Problem to solve: Include in the output only the lines from the opening of the records through the line containing "y_ticks = [0.00, 0.10, 0.20, 0.30, 0.40, 0.50]", each printed exactly; pictures are omitted.

==== Working data

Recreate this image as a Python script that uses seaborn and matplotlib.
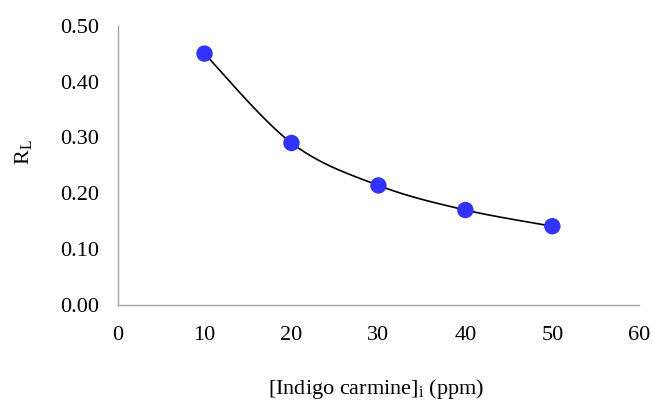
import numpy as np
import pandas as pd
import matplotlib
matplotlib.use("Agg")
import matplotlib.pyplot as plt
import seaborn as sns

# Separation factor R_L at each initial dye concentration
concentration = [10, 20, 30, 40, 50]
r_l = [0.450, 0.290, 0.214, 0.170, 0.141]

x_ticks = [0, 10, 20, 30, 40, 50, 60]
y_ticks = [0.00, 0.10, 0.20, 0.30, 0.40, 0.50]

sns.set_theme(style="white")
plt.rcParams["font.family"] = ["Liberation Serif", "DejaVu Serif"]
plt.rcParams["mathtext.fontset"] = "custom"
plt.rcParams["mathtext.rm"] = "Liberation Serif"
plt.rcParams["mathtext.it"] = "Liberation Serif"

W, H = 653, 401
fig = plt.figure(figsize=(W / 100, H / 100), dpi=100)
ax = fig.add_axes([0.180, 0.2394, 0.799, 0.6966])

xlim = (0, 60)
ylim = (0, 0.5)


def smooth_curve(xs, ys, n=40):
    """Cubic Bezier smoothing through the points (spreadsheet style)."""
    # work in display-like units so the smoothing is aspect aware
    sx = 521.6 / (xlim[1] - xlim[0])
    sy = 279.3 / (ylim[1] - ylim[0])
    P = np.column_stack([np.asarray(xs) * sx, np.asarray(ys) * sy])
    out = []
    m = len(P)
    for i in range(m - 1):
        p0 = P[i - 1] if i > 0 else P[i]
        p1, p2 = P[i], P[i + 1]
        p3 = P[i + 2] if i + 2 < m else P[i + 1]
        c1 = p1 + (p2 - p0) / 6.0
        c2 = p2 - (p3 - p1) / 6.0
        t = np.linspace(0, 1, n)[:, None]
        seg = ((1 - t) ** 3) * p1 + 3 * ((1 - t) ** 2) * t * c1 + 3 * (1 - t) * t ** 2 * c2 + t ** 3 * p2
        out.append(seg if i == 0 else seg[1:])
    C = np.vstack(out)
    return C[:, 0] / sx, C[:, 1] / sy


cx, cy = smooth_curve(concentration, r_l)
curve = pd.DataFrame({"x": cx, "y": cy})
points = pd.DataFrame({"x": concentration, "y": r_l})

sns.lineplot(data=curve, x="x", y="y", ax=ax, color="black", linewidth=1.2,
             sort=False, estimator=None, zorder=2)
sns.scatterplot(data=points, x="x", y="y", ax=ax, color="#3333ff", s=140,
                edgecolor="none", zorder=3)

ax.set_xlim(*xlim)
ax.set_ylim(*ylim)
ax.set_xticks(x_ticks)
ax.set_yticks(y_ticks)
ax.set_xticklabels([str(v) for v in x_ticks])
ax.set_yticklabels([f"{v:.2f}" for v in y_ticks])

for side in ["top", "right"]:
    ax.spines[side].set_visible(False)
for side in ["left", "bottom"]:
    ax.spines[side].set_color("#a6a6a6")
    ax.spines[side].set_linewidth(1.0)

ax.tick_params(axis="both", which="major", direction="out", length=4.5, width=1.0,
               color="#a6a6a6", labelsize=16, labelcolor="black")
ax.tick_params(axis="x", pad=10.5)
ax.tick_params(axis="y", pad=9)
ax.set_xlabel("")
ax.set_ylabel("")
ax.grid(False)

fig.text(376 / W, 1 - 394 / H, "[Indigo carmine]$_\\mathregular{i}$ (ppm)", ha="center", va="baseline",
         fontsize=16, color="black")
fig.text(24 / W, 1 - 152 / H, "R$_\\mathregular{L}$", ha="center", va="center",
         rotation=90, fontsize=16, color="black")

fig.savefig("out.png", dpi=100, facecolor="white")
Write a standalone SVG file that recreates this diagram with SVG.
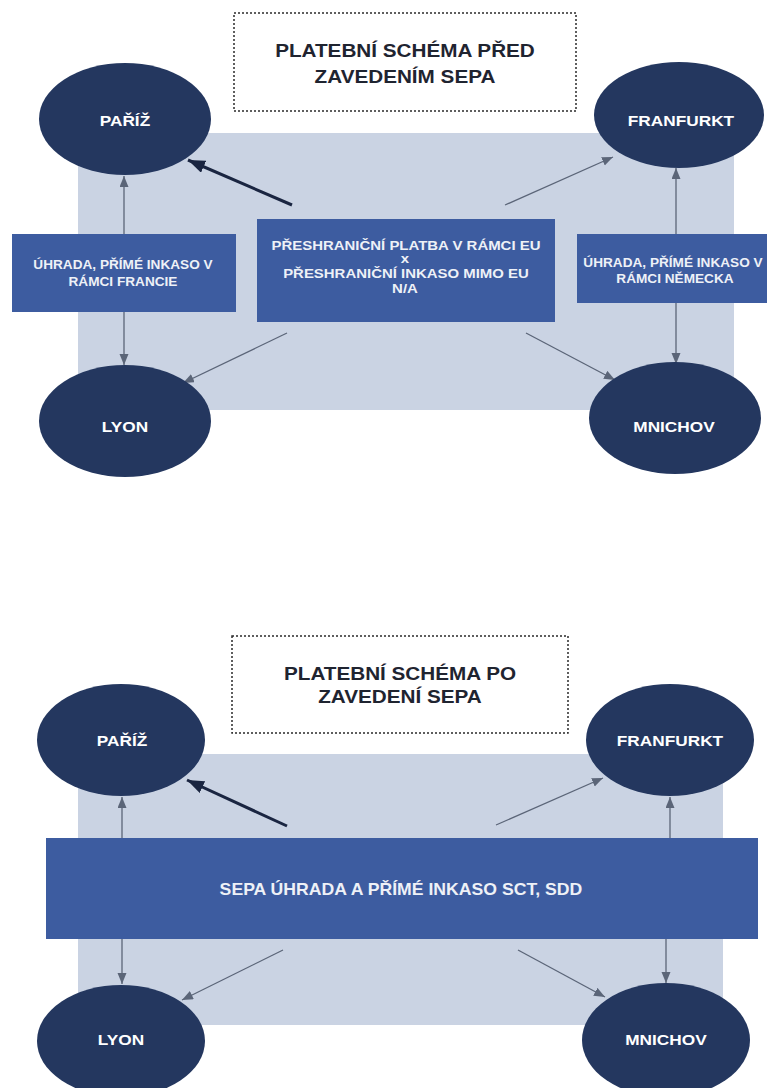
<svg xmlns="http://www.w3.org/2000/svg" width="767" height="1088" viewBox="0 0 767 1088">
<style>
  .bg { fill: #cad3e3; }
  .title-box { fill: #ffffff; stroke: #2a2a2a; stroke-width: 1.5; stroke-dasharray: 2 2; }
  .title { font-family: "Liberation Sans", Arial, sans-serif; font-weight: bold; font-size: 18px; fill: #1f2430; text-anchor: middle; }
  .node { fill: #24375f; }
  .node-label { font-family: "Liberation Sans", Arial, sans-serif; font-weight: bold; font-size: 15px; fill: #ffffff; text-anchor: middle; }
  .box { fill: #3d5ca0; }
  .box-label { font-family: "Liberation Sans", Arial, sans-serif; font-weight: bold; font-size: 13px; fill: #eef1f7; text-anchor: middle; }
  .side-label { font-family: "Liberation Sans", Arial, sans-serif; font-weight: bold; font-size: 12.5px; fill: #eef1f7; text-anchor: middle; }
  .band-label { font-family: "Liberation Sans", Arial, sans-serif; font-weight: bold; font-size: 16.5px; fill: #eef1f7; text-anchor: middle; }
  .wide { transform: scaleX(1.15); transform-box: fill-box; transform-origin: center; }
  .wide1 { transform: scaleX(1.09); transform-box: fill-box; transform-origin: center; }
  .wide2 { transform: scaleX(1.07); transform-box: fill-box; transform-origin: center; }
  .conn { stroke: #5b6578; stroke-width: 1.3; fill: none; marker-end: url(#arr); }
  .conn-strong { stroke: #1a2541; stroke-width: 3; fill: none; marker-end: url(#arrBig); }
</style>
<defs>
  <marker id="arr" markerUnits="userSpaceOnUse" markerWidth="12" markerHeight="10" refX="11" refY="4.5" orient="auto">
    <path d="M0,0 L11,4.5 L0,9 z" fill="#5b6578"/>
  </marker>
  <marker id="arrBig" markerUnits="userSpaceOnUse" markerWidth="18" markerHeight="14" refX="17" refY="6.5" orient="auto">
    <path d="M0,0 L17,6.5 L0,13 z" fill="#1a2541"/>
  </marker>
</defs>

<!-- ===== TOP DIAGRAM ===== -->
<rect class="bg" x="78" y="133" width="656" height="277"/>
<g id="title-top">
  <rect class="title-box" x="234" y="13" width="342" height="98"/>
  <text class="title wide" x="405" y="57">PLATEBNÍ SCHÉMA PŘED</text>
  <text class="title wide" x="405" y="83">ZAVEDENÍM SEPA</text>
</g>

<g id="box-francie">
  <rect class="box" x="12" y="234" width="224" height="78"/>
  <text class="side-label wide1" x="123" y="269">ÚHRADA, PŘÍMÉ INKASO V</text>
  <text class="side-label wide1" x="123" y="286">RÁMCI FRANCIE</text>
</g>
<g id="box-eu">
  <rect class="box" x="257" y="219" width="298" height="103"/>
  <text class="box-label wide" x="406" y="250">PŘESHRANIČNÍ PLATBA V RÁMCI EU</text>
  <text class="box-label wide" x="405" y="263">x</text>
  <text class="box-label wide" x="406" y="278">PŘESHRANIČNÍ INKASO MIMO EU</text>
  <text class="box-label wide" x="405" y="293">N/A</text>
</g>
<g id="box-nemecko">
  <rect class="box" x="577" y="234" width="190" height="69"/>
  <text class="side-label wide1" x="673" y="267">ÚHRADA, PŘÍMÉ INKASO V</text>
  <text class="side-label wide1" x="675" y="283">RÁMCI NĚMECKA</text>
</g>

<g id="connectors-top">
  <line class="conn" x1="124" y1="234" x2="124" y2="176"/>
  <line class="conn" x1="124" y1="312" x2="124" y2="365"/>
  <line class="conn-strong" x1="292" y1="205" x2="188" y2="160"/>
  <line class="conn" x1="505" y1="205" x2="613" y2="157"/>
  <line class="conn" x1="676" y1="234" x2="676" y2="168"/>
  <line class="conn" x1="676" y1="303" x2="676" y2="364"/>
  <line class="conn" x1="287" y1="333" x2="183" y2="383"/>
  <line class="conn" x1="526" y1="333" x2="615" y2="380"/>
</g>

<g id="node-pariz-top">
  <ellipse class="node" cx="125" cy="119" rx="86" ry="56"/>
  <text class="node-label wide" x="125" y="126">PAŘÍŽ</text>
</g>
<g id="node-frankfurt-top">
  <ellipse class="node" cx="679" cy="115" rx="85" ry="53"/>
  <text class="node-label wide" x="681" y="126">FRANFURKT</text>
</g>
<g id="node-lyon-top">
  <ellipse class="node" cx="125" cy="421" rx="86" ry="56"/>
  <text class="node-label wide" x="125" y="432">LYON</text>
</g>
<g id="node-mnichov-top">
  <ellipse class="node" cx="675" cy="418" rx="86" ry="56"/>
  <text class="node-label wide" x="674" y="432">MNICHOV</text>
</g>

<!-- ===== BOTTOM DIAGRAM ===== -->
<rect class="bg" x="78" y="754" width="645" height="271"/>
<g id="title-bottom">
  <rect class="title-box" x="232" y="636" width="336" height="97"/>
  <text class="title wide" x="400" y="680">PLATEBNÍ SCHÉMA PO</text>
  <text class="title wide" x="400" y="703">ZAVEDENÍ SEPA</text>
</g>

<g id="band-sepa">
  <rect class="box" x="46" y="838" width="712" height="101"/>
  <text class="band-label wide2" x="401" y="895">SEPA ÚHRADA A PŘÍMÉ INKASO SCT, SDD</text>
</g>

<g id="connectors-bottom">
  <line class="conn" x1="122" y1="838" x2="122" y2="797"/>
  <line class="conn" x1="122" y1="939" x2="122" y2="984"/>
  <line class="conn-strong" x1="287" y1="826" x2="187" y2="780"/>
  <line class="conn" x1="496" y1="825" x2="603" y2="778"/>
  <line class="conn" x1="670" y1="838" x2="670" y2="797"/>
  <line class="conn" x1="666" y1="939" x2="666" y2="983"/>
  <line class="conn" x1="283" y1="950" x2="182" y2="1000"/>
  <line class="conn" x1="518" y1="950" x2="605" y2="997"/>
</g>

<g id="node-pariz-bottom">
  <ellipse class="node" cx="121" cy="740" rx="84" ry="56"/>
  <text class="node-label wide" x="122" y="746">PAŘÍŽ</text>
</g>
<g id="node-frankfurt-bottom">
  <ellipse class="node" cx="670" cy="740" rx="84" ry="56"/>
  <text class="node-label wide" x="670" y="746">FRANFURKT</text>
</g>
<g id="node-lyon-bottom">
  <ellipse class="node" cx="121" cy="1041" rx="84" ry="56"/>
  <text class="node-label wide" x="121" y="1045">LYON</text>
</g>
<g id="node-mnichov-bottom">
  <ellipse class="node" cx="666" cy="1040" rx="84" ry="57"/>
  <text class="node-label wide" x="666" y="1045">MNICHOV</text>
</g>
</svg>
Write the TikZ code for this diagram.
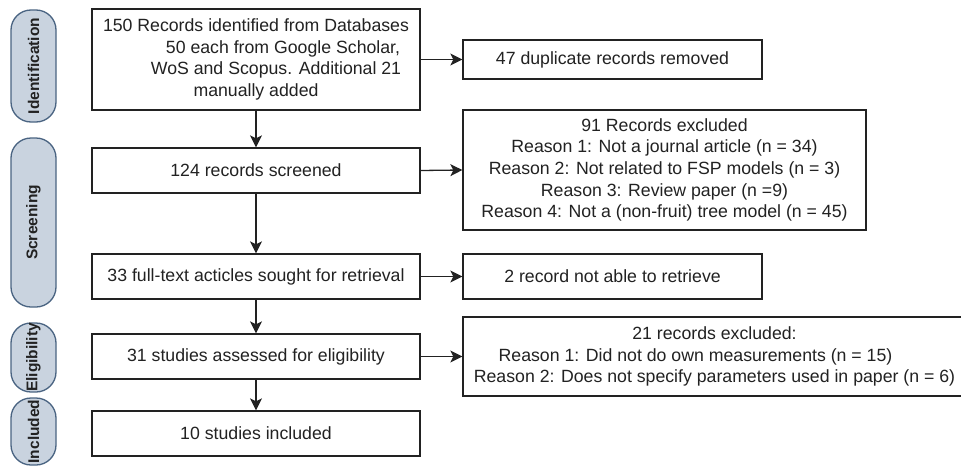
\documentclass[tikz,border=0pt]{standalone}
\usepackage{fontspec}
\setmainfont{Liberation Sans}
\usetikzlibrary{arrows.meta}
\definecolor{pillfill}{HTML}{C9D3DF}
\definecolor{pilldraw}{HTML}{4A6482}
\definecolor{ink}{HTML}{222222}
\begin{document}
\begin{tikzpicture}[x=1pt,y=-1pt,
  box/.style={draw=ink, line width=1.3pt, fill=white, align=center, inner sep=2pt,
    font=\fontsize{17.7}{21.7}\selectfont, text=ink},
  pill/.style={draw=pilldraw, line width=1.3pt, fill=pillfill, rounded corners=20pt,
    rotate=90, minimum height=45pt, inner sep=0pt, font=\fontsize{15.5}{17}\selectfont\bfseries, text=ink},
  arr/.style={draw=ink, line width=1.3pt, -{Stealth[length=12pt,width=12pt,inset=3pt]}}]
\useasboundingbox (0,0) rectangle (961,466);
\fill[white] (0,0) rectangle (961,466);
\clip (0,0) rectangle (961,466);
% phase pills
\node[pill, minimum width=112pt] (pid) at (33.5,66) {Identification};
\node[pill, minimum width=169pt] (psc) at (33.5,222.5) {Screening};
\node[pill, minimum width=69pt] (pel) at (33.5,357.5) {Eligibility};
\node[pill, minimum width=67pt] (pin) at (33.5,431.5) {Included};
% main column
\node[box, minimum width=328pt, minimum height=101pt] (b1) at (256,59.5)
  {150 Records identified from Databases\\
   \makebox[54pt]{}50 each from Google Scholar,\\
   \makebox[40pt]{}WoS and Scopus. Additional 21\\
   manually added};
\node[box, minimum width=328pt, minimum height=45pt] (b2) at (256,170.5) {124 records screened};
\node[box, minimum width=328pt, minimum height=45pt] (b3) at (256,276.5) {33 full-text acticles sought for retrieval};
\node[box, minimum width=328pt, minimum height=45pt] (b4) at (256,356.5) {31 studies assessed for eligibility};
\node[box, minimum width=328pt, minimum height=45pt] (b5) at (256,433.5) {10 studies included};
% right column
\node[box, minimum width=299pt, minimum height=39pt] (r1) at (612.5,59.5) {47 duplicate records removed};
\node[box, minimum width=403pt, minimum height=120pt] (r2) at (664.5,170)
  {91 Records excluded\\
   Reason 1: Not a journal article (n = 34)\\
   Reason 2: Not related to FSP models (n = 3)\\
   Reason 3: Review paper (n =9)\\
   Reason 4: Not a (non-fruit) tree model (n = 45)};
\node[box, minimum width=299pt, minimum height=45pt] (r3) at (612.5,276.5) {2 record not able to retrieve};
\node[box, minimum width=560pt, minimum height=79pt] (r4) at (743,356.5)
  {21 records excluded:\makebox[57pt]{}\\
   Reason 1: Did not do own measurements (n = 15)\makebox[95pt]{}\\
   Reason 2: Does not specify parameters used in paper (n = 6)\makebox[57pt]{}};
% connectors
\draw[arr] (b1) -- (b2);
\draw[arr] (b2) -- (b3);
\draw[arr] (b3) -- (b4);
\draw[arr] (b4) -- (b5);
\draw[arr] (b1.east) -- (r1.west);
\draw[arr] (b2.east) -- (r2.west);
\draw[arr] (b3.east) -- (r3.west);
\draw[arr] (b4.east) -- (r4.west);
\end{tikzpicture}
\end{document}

========

Answer to the exercise:
Recreate this image as a Python script that uses seaborn and matplotlib.
import numpy as np
import pandas as pd
import matplotlib
matplotlib.use("Agg")
import matplotlib.pyplot as plt
import seaborn as sns

# Separation factor R_L at each initial dye concentration
concentration = [10, 20, 30, 40, 50]
r_l = [0.450, 0.290, 0.214, 0.170, 0.141]

x_ticks = [0, 10, 20, 30, 40, 50, 60]
y_ticks = [0.00, 0.10, 0.20, 0.30, 0.40, 0.50]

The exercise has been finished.